Communication is all about tone, pace, volume and inflection. Those are the variables that you need to control in order to connect with somebody on their terms. Those are the variables that will cause a person’s ears to prick up. Those are the variables that will cause someone to stop and take notice. Those are the variables that will cause someone to say, “yeah, I get that,” or to respond with a question because you’ve got their interest. Those are the variables that will get someone to listen to you.
What do I mean by tone?
Regardless of your message and the words you’re saying, it’s your tone that communicates what you’re feeling when you say them. Your tone tells the truth even when your words don’t, even when you’re unaware of that truth yourself. It’s also your tone that others respond to.
This is critical because it is all too possible to express what you consider to be the most positive of messages in a tone that provokes bitterness. You can even say “I love you” in a tone that incites a harsh or even angry response. Then, you are probably going to feel unfairly attacked when the person to whom you’ve said it quite rightly responds to your tone instead of your words.

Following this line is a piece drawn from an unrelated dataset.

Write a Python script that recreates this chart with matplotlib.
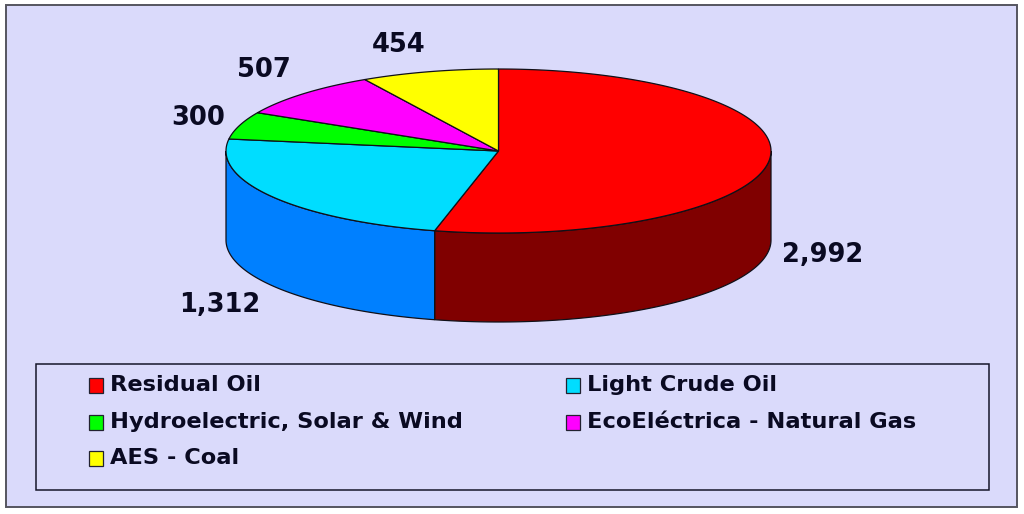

What you think you hear in another person’s tone, and what others think they hear in yours, is almost always present. And if someone accuses you of an attitude or feeling you don’t think you have, what they have to say likely represents something you need to hear. More importantly, it is something you need to be aware of before you speak, if you want your message to be heard correctly.
We’re often unaware of tensions and attitudes brewing underneath our surface. When others respond to us negatively or in ways other than what we want or expect, it is most likely the emotion you’re conveying in your tone of voice that caused the reaction you received.
It is my opinion that many of us have difficulty observing our feelings when we’re in the middle of feeling them—especially if what we’re feeling runs counter to what we want to be feeling or what we think we should be feeling.
To communicate effectively, it is imperative that your tone is congruent with your message. If not, your message will either not be listened to or it will be misunderstood. Neither result can be considered effective.
That’s the entire meaning of the common saying, “we need to set the tone.”